## PROBLEM DETAILS:
Give back exactly the lines from the beginning of the listing below to the line holding "import * as", both ends included; the pictures stay out.

### DATA SHOWN ###

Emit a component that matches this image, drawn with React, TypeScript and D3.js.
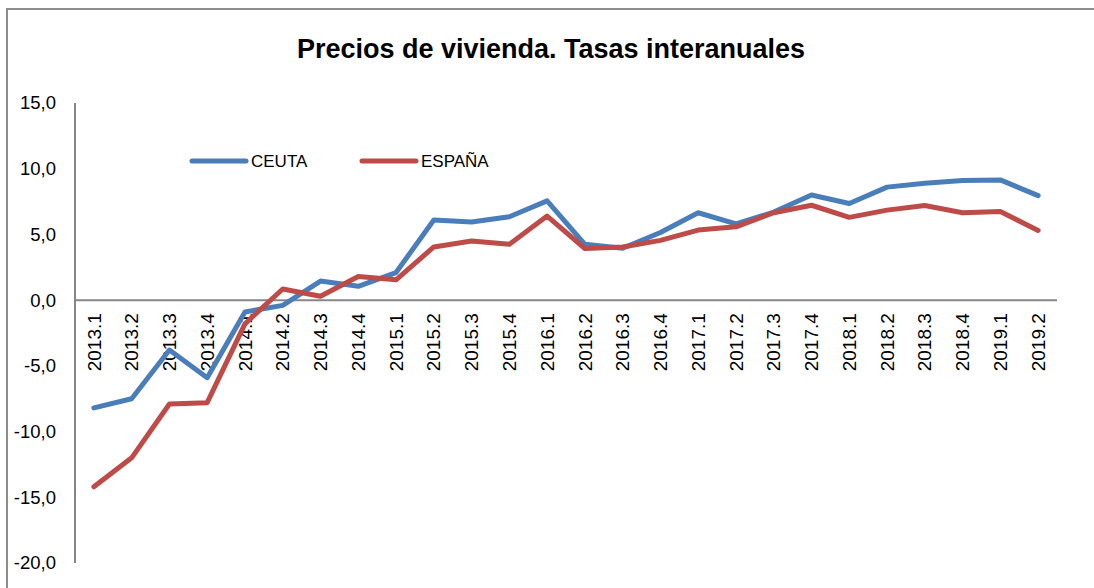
import React from "react";
import * as d3 from "d3";

const categories = [
  "2013.1", "2013.2", "2013.3", "2013.4",
  "2014.1", "2014.2", "2014.3", "2014.4",
  "2015.1", "2015.2", "2015.3", "2015.4",
  "2016.1", "2016.2", "2016.3", "2016.4",
  "2017.1", "2017.2", "2017.3", "2017.4",
  "2018.1", "2018.2", "2018.3", "2018.4",
  "2019.1", "2019.2",
];

const ceuta = [
  -8.2, -7.5, -3.8, -5.9,
  -0.9, -0.4, 1.45, 1.05,
  2.1, 6.1, 5.95, 6.35,
  7.55, 4.25, 3.95, 5.15,
  6.65, 5.8, 6.7, 8.0,
  7.35, 8.6, 8.9, 9.1,
  9.15, 7.95,
];

const espana = [
  -14.2, -12.0, -7.9, -7.8,
  -1.8, 0.85, 0.3, 1.8,
  1.55, 4.05, 4.5, 4.25,
  6.4, 3.93, 4.05, 4.55,
  5.33, 5.58, 6.65, 7.22,
  6.3, 6.85, 7.2, 6.65,
  6.75, 5.3,
];

const yTicks = [15, 10, 5, 0, -5, -10, -15, -20];

const seriesNames = ["CEUTA", "ESPAÑA"];
const seriesColors = ["#4A7EBB", "#BE4B48"];

const W = 1094;
const H = 588;
const plotLeft = 75;
const plotRight = 1057;
const plotTop = 103;
const plotBottom = 563;

export default function App() {
  const x = d3
    .scalePoint<string>()
    .domain(categories)
    .range([plotLeft, plotRight])
    .padding(0.5);
  const y = d3.scaleLinear().domain([-20, 15]).range([plotBottom, plotTop]);

  const line = d3
    .line<number>()
    .x((_, i) => x(categories[i]) as number)
    .y((d) => y(d));

  const series = [ceuta, espana];
  const legendX = [192, 362];
  const legendY = 161;

  const fmt = (v: number) => v.toFixed(1).replace(".", ",");

  return (
    <div style={{ position: "absolute", left: 0, top: 0 }}>
      <svg width={W} height={H} style={{ display: "block" }}>
        <rect x={0} y={0} width={W} height={H} fill="#ffffff" />
        <rect
          x={7}
          y={9}
          width={W + 20}
          height={H + 20}
          fill="none"
          stroke="#8c8c8c"
          strokeWidth={2}
        />
        <text
          x={551}
          y={58}
          textAnchor="middle"
          fontFamily="'Liberation Sans', Arial, sans-serif"
          fontWeight="bold"
          fontSize={27}
          fill="#000"
        >
          Precios de vivienda. Tasas interanuales
        </text>

        {/* y axis */}
        <line
          x1={plotLeft}
          x2={plotLeft}
          y1={y(15)}
          y2={y(-20)}
          stroke="#868686"
          strokeWidth={2}
        />
        {yTicks.map((t) => (
          <text
            key={t}
            x={56}
            y={y(t)}
            dy="0.35em"
            textAnchor="end"
            fontFamily="'Liberation Sans', Arial, sans-serif"
            fontSize={18.5}
            fill="#000"
          >
            {fmt(t)}
          </text>
        ))}

        {/* x axis at 0 */}
        <line
          x1={plotLeft}
          x2={plotRight}
          y1={y(0)}
          y2={y(0)}
          stroke="#868686"
          strokeWidth={2}
        />
        {categories.map((c) => (
          <text
            key={c}
            transform={`translate(${x(c)},${y(0) + 13}) rotate(-90)`}
            dy="0.35em"
            textAnchor="end"
            fontFamily="'Liberation Sans', Arial, sans-serif"
            fontSize={19}
            fill="#000"
          >
            {c}
          </text>
        ))}

        {series.map((s, i) => (
          <path
            key={seriesNames[i]}
            d={line(s) || ""}
            fill="none"
            stroke={seriesColors[i]}
            strokeWidth={5}
            strokeLinejoin="round"
            strokeLinecap="round"
          />
        ))}

        {seriesNames.map((n, i) => (
          <g key={n}>
            <line
              x1={legendX[i]}
              x2={legendX[i] + 54}
              y1={legendY}
              y2={legendY}
              stroke={seriesColors[i]}
              strokeWidth={5}
              strokeLinecap="round"
            />
            <text
              x={legendX[i] + 59}
              y={legendY}
              dy="0.35em"
              fontFamily="'Liberation Sans', Arial, sans-serif"
              fontSize={17}
              fill="#000"
            >
              {n}
            </text>
          </g>
        ))}
      </svg>
    </div>
  );
}
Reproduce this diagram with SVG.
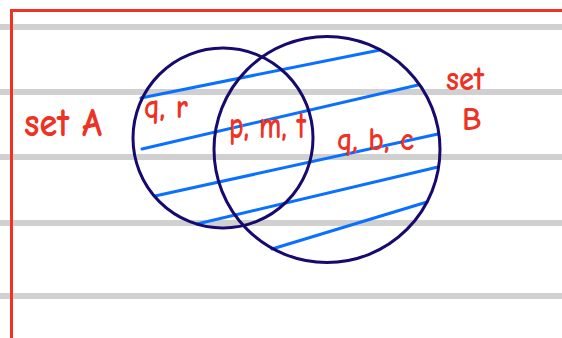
<svg xmlns="http://www.w3.org/2000/svg" width="562" height="338" viewBox="0 0 562 338">
<style>
.rule{stroke:#d0d0d0;stroke-width:6}
.border{stroke:#ee3224;stroke-width:3;fill:none}
.ring{fill:none;stroke:#170a6e;stroke-width:3}
.hatch{stroke:#0a70ff;stroke-width:3;stroke-linecap:round}
.lbl{fill:#ee3224;font-family:"Comic Neue","Liberation Sans",sans-serif;font-weight:bold}
</style>
<rect width="562" height="338" fill="#ffffff"/>
<g id="paper">
<line class="rule" x1="0" y1="27" x2="562" y2="27"/>
<line class="rule" x1="0" y1="92" x2="562" y2="92"/>
<line class="rule" x1="0" y1="157" x2="562" y2="157"/>
<line class="rule" x1="0" y1="223" x2="562" y2="223"/>
<line class="rule" x1="0" y1="296" x2="562" y2="296"/>
<polyline class="border" points="11.5,338 11.5,10.5 562,10.5"/>
</g>
<g id="hatching">
<line class="hatch" x1="141" y1="98" x2="380" y2="50"/>
<line class="hatch" x1="142" y1="149" x2="418" y2="85"/>
<line class="hatch" x1="155" y1="196" x2="438" y2="134"/>
<line class="hatch" x1="197" y1="224" x2="438" y2="167"/>
<line class="hatch" x1="272" y1="249" x2="427" y2="202"/>
</g>
<g id="setA">
<circle class="ring" cx="223" cy="138" r="90"/>
</g>
<g id="setB">
<circle class="ring" cx="327" cy="149.5" r="113"/>
</g>
<g id="labels">
<text id="labelA" class="lbl" x="24" y="136" style="font-size:40px" textLength="78" lengthAdjust="spacingAndGlyphs">set A</text>
<text id="labelSetB" class="lbl" x="446" y="90" style="font-size:34px" textLength="38" lengthAdjust="spacingAndGlyphs">set</text>
<text id="labelB" class="lbl" x="462" y="130" style="font-size:32px">B</text>
<text id="onlyA" class="lbl" x="144" y="118" style="font-size:34px" textLength="44" lengthAdjust="spacingAndGlyphs">q, r</text>
<text id="both" class="lbl" x="229" y="138" style="font-size:38px" textLength="77" lengthAdjust="spacingAndGlyphs">p, m, t</text>
<text id="onlyB" class="lbl" x="337" y="150" style="font-size:32px" textLength="77" lengthAdjust="spacingAndGlyphs">q, b, c</text>
</g>
</svg>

###

## EXERCISE RESULT:
Emit a component that matches this image, drawn with React, TypeScript and D3.js.
import React from "react";
import * as d3 from "d3";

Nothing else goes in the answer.